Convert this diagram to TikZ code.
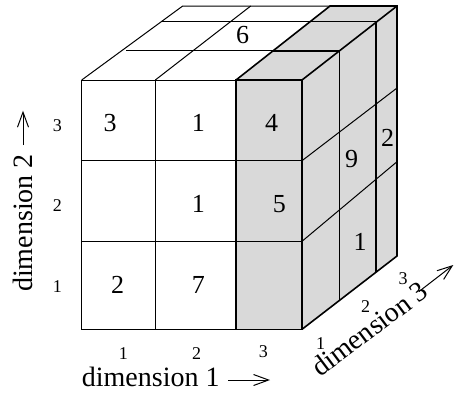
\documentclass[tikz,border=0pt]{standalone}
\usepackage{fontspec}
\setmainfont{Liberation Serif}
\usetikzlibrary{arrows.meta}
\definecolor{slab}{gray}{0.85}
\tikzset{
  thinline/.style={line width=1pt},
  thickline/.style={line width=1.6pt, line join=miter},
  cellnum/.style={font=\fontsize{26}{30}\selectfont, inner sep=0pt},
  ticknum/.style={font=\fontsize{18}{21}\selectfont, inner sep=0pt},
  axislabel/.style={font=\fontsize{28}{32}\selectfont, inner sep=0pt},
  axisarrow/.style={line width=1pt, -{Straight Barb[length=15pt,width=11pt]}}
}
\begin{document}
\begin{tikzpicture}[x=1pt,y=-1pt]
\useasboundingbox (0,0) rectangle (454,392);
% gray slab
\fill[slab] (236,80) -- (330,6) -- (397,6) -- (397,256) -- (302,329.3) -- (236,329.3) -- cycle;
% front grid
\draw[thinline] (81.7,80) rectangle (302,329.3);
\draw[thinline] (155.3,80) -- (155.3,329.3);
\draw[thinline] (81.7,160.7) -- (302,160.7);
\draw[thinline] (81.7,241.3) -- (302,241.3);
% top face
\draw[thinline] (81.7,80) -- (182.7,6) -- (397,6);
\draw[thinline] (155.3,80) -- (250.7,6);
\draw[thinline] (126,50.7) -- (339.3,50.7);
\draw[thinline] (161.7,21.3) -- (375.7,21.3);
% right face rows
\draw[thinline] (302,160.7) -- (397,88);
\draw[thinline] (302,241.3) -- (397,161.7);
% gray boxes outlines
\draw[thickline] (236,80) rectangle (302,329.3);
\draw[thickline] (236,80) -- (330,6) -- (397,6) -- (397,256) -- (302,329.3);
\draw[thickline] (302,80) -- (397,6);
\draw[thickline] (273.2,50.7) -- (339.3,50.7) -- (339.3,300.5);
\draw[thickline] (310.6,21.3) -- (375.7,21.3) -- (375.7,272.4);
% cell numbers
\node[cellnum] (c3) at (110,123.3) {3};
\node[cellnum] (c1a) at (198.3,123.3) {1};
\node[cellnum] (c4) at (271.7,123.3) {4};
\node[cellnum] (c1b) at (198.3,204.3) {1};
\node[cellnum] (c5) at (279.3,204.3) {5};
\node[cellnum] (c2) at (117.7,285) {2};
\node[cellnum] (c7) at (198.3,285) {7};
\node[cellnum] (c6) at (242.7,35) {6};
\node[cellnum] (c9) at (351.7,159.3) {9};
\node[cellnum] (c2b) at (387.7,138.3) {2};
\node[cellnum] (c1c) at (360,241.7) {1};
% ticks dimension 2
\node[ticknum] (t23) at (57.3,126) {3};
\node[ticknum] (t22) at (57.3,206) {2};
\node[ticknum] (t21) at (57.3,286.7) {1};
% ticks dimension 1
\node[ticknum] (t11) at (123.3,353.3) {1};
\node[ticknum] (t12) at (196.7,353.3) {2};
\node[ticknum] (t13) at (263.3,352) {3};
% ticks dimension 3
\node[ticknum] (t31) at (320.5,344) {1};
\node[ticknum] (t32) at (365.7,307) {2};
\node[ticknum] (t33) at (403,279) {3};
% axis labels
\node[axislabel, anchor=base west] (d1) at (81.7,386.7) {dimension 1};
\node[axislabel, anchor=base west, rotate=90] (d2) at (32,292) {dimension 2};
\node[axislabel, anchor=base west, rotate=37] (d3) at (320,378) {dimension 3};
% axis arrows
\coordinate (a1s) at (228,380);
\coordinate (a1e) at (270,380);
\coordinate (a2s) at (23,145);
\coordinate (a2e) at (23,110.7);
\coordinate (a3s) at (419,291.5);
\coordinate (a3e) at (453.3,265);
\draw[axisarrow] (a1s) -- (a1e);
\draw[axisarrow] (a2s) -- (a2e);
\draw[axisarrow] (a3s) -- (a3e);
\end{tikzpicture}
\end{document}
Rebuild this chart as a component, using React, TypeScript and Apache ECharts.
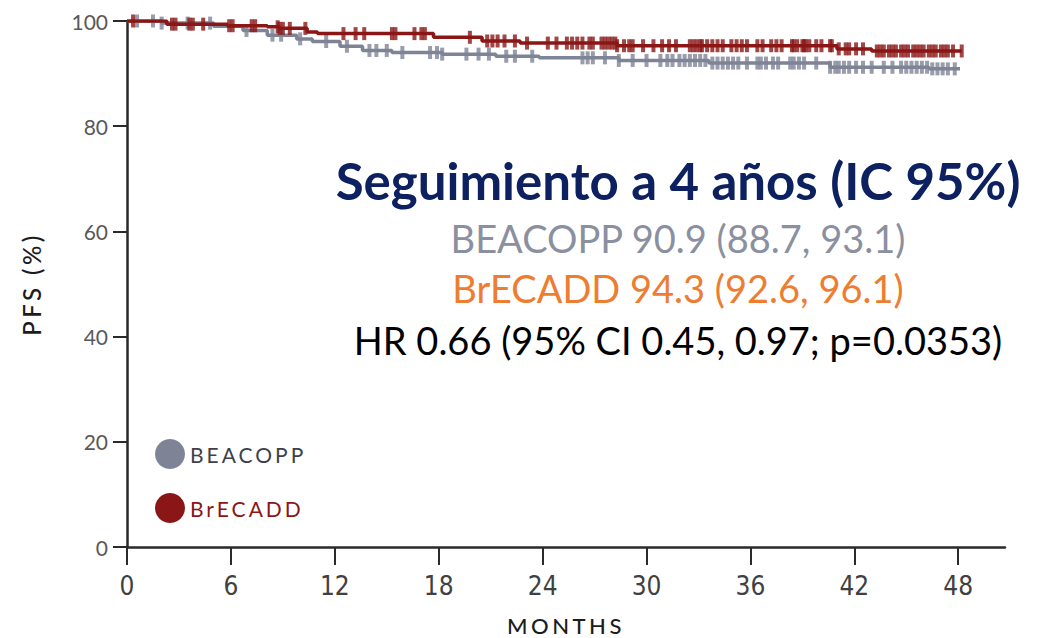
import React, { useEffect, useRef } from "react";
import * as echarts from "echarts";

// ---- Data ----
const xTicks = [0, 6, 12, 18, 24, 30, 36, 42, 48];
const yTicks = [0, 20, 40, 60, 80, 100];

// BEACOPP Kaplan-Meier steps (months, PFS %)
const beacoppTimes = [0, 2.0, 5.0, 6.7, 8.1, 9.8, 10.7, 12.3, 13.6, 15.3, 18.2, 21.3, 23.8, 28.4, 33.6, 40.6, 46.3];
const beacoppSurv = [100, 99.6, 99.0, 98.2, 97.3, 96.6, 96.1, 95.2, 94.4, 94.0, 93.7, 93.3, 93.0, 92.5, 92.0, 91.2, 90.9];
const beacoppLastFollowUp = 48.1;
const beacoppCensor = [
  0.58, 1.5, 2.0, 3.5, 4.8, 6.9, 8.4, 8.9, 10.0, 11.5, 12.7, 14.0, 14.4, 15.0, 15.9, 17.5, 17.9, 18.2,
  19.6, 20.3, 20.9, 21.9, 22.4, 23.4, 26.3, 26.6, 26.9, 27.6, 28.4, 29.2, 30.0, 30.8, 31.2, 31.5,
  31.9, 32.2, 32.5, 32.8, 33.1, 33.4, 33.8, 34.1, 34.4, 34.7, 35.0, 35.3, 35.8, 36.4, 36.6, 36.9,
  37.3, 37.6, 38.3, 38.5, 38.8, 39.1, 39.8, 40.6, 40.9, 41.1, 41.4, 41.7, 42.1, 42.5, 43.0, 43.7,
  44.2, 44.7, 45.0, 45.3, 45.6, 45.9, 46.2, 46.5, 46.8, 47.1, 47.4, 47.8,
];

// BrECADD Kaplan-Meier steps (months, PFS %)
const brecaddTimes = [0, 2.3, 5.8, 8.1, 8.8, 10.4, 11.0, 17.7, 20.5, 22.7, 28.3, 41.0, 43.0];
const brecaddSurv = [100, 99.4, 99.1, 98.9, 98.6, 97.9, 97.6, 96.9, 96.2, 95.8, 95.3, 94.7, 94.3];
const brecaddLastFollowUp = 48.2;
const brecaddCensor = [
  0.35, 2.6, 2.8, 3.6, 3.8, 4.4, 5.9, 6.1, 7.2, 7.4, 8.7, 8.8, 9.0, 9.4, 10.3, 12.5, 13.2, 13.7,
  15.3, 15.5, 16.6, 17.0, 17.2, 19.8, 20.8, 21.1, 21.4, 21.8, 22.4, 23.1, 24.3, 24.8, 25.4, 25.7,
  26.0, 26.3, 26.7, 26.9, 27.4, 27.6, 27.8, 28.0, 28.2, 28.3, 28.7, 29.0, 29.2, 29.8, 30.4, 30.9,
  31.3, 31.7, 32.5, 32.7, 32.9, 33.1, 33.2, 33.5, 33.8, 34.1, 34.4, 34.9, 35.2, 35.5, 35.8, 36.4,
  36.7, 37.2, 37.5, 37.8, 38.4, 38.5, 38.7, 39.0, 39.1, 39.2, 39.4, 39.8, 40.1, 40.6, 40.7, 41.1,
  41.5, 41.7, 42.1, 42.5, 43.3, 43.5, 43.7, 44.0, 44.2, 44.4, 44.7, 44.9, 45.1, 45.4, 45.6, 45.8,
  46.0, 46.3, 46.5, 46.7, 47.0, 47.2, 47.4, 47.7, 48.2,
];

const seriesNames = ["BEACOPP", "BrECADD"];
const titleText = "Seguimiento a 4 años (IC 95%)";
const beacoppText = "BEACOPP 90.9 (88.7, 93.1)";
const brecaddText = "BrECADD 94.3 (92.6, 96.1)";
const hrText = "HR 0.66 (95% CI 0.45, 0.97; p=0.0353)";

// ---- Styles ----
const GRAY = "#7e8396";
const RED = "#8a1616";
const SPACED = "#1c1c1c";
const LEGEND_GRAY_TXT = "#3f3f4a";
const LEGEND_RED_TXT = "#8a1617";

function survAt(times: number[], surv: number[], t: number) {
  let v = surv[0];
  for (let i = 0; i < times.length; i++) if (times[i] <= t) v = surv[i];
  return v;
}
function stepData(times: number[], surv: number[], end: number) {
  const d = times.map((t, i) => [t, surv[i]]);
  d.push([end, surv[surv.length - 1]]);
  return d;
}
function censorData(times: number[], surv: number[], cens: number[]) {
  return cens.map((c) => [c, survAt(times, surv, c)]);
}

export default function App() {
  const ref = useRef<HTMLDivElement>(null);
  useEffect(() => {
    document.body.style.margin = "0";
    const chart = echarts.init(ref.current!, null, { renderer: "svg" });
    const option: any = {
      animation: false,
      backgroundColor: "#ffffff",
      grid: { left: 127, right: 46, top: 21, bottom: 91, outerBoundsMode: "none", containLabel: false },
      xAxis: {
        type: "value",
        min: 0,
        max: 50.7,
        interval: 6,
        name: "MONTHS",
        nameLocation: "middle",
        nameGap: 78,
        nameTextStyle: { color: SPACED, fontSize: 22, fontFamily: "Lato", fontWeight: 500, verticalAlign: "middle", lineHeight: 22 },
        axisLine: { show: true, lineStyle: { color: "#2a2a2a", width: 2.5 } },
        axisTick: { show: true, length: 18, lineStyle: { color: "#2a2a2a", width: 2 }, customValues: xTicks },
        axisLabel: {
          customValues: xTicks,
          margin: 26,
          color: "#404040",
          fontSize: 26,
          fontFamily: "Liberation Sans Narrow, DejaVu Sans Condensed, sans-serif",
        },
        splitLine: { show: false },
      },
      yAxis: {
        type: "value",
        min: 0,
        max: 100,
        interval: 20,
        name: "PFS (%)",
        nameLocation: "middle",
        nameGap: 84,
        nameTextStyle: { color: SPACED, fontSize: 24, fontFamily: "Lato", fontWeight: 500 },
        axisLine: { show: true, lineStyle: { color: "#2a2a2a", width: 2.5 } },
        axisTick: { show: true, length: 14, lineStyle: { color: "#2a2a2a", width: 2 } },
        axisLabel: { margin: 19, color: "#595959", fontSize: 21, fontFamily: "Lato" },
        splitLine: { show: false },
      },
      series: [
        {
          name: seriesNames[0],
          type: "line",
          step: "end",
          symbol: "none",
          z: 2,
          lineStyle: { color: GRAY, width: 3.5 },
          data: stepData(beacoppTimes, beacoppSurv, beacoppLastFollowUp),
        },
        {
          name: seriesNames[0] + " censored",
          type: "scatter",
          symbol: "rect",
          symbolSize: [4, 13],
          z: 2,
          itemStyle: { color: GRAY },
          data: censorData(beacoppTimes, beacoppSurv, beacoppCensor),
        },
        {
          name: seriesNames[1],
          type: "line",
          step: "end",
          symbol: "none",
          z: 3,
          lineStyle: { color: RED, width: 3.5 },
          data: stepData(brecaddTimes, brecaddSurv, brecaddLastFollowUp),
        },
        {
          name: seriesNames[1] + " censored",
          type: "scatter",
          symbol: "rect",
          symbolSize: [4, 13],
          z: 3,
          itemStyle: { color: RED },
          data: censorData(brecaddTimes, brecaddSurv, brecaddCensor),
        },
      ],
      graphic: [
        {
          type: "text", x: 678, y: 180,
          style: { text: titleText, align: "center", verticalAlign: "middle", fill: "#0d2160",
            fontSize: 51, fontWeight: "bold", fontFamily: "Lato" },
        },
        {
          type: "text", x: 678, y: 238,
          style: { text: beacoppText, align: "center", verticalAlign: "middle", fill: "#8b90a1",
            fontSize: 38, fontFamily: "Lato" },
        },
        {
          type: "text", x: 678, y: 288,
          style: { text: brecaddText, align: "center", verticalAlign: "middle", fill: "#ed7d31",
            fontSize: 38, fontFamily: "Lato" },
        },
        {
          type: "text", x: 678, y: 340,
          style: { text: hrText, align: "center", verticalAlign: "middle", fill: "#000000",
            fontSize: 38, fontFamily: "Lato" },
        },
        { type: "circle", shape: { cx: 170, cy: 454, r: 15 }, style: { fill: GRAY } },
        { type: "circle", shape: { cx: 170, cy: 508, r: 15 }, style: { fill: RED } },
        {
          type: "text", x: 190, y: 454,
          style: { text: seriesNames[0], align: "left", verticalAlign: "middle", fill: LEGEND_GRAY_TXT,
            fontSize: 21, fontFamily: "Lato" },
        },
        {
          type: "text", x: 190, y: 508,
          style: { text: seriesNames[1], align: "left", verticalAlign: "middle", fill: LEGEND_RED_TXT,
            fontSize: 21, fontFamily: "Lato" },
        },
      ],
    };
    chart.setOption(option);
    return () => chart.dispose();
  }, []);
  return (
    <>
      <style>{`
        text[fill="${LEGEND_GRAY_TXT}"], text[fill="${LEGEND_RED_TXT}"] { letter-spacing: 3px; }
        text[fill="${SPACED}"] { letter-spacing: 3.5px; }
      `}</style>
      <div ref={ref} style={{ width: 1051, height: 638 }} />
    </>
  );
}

• Task to carry out: In the listing above, find the line with "Rebuild this chart" and the line with "const yTicks = [0, 20, 40, 60, 80, 100];". Set down exactly those lines and everything between them, skipping pictures.

• Task response:
Rebuild this chart as a component, using React, TypeScript and Apache ECharts.
import React, { useEffect, useRef } from "react";
import * as echarts from "echarts";

// ---- Data ----
const xTicks = [0, 6, 12, 18, 24, 30, 36, 42, 48];
const yTicks = [0, 20, 40, 60, 80, 100];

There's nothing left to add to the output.